Leave the pictures out. Return all other data exactly.

> _DATA LINES_:
+===+

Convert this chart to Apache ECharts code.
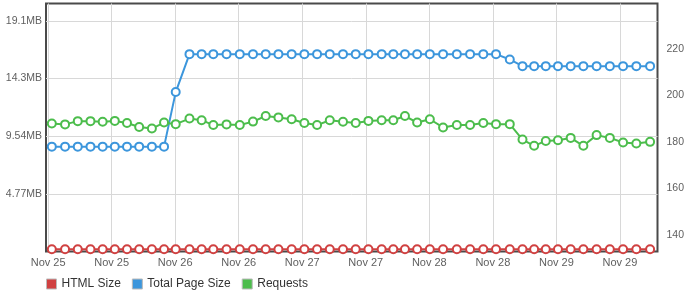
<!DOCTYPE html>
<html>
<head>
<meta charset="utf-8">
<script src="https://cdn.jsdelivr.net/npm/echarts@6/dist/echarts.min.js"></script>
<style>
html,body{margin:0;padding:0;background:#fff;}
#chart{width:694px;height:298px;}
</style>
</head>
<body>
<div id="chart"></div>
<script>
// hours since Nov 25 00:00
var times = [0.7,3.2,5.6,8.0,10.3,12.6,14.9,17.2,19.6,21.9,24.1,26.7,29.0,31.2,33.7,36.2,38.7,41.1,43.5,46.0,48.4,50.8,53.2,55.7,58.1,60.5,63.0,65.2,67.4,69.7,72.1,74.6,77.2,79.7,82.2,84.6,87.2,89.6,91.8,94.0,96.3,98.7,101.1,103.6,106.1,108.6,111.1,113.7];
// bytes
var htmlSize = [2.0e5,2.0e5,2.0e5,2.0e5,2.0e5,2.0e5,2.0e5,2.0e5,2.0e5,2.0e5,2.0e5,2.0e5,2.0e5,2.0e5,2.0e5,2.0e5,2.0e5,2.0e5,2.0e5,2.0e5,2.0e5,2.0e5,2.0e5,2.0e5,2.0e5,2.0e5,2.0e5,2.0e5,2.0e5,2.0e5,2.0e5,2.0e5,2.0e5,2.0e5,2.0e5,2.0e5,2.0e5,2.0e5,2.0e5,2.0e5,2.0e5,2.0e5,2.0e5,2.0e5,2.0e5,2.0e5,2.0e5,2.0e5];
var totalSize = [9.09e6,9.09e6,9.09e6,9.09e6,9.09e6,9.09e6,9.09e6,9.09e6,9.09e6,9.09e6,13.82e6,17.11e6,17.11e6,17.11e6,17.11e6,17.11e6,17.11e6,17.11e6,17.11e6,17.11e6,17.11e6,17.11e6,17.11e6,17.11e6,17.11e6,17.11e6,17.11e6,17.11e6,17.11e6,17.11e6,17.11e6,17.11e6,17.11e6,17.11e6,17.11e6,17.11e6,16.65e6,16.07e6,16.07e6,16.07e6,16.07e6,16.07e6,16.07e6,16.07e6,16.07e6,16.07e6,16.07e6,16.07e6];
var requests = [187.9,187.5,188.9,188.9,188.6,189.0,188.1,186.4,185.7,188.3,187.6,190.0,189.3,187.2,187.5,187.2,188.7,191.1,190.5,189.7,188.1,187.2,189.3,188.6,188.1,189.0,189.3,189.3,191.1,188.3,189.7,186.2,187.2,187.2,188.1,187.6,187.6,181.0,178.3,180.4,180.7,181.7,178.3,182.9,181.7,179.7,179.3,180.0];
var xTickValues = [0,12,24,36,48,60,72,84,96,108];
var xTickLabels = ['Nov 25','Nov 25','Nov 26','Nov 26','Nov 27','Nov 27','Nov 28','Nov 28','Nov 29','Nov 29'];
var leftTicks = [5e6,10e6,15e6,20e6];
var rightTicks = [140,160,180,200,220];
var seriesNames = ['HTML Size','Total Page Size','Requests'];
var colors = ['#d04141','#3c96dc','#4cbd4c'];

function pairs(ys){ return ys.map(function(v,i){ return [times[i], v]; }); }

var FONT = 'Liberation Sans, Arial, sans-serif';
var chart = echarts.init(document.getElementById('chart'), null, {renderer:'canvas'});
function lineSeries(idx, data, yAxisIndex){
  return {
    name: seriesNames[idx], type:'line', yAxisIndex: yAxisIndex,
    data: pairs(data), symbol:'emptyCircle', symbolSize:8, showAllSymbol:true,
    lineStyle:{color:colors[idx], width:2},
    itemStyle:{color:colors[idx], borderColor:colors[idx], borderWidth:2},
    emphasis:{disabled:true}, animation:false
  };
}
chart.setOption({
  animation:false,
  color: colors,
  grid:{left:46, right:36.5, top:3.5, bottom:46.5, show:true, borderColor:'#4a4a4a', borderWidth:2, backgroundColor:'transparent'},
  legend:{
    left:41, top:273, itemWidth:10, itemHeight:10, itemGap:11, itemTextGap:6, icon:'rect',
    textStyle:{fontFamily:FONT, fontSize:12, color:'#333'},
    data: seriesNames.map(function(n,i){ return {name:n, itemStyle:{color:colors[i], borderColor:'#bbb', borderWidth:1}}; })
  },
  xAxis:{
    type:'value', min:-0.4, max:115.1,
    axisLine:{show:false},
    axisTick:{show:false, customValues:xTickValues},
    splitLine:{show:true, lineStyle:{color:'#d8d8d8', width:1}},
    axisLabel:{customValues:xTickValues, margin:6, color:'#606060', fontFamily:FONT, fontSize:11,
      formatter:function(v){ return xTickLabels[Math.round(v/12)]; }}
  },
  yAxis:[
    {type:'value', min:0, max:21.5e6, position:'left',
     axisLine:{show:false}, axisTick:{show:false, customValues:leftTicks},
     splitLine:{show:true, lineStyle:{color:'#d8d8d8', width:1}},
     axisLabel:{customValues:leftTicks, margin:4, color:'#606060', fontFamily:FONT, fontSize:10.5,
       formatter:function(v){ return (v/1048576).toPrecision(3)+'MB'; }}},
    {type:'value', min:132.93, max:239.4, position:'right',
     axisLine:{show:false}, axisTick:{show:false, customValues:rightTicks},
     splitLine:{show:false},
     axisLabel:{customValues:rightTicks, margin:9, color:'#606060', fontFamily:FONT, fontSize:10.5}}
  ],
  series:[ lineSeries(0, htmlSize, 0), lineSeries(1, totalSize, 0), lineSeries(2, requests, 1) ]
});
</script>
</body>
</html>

+===+

> _EXERCISE RESULT_:
Convert this chart to Apache ECharts code.
<!DOCTYPE html>
<html>
<head>
<meta charset="utf-8">
<script src="https://cdn.jsdelivr.net/npm/echarts@6/dist/echarts.min.js"></script>
<style>
html,body{margin:0;padding:0;background:#fff;}
#chart{width:694px;height:298px;}
</style>
</head>
<body>
<div id="chart"></div>
<script>
// hours since Nov 25 00:00
var times = [0.7,3.2,5.6,8.0,10.3,12.6,14.9,17.2,19.6,21.9,24.1,26.7,29.0,31.2,33.7,36.2,38.7,41.1,43.5,46.0,48.4,50.8,53.2,55.7,58.1,60.5,63.0,65.2,67.4,69.7,72.1,74.6,77.2,79.7,82.2,84.6,87.2,89.6,91.8,94.0,96.3,98.7,101.1,103.6,106.1,108.6,111.1,113.7];
// bytes
var htmlSize = [2.0e5,2.0e5,2.0e5,2.0e5,2.0e5,2.0e5,2.0e5,2.0e5,2.0e5,2.0e5,2.0e5,2.0e5,2.0e5,2.0e5,2.0e5,2.0e5,2.0e5,2.0e5,2.0e5,2.0e5,2.0e5,2.0e5,2.0e5,2.0e5,2.0e5,2.0e5,2.0e5,2.0e5,2.0e5,2.0e5,2.0e5,2.0e5,2.0e5,2.0e5,2.0e5,2.0e5,2.0e5,2.0e5,2.0e5,2.0e5,2.0e5,2.0e5,2.0e5,2.0e5,2.0e5,2.0e5,2.0e5,2.0e5];
var totalSize = [9.09e6,9.09e6,9.09e6,9.09e6,9.09e6,9.09e6,9.09e6,9.09e6,9.09e6,9.09e6,13.82e6,17.11e6,17.11e6,17.11e6,17.11e6,17.11e6,17.11e6,17.11e6,17.11e6,17.11e6,17.11e6,17.11e6,17.11e6,17.11e6,17.11e6,17.11e6,17.11e6,17.11e6,17.11e6,17.11e6,17.11e6,17.11e6,17.11e6,17.11e6,17.11e6,17.11e6,16.65e6,16.07e6,16.07e6,16.07e6,16.07e6,16.07e6,16.07e6,16.07e6,16.07e6,16.07e6,16.07e6,16.07e6];
var requests = [187.9,187.5,188.9,188.9,188.6,189.0,188.1,186.4,185.7,188.3,187.6,190.0,189.3,187.2,187.5,187.2,188.7,191.1,190.5,189.7,188.1,187.2,189.3,188.6,188.1,189.0,189.3,189.3,191.1,188.3,189.7,186.2,187.2,187.2,188.1,187.6,187.6,181.0,178.3,180.4,180.7,181.7,178.3,182.9,181.7,179.7,179.3,180.0];
var xTickValues = [0,12,24,36,48,60,72,84,96,108];
var xTickLabels = ['Nov 25','Nov 25','Nov 26','Nov 26','Nov 27','Nov 27','Nov 28','Nov 28','Nov 29','Nov 29'];
var leftTicks = [5e6,10e6,15e6,20e6];
var rightTicks = [140,160,180,200,220];
var seriesNames = ['HTML Size','Total Page Size','Requests'];
var colors = ['#d04141','#3c96dc','#4cbd4c'];

function pairs(ys){ return ys.map(function(v,i){ return [times[i], v]; }); }

var FONT = 'Liberation Sans, Arial, sans-serif';
var chart = echarts.init(document.getElementById('chart'), null, {renderer:'canvas'});
function lineSeries(idx, data, yAxisIndex){
  return {
    name: seriesNames[idx], type:'line', yAxisIndex: yAxisIndex,
    data: pairs(data), symbol:'emptyCircle', symbolSize:8, showAllSymbol:true,
    lineStyle:{color:colors[idx], width:2},
    itemStyle:{color:colors[idx], borderColor:colors[idx], borderWidth:2},
    emphasis:{disabled:true}, animation:false
  };
}
chart.setOption({
  animation:false,
  color: colors,
  grid:{left:46, right:36.5, top:3.5, bottom:46.5, show:true, borderColor:'#4a4a4a', borderWidth:2, backgroundColor:'transparent'},
  legend:{
    left:41, top:273, itemWidth:10, itemHeight:10, itemGap:11, itemTextGap:6, icon:'rect',
    textStyle:{fontFamily:FONT, fontSize:12, color:'#333'},
    data: seriesNames.map(function(n,i){ return {name:n, itemStyle:{color:colors[i], borderColor:'#bbb', borderWidth:1}}; })
  },
  xAxis:{
    type:'value', min:-0.4, max:115.1,
    axisLine:{show:false},
    axisTick:{show:false, customValues:xTickValues},
    splitLine:{show:true, lineStyle:{color:'#d8d8d8', width:1}},
    axisLabel:{customValues:xTickValues, margin:6, color:'#606060', fontFamily:FONT, fontSize:11,
      formatter:function(v){ return xTickLabels[Math.round(v/12)]; }}
  },
  yAxis:[
    {type:'value', min:0, max:21.5e6, position:'left',
     axisLine:{show:false}, axisTick:{show:false, customValues:leftTicks},
     splitLine:{show:true, lineStyle:{color:'#d8d8d8', width:1}},
     axisLabel:{customValues:leftTicks, margin:4, color:'#606060', fontFamily:FONT, fontSize:10.5,
       formatter:function(v){ return (v/1048576).toPrecision(3)+'MB'; }}},
    {type:'value', min:132.93, max:239.4, position:'right',
     axisLine:{show:false}, axisTick:{show:false, customValues:rightTicks},
     splitLine:{show:false},
     axisLabel:{customValues:rightTicks, margin:9, color:'#606060', fontFamily:FONT, fontSize:10.5}}
  ],
  series:[ lineSeries(0, htmlSize, 0), lineSeries(1, totalSize, 0), lineSeries(2, requests, 1) ]
});
</script>
</body>
</html>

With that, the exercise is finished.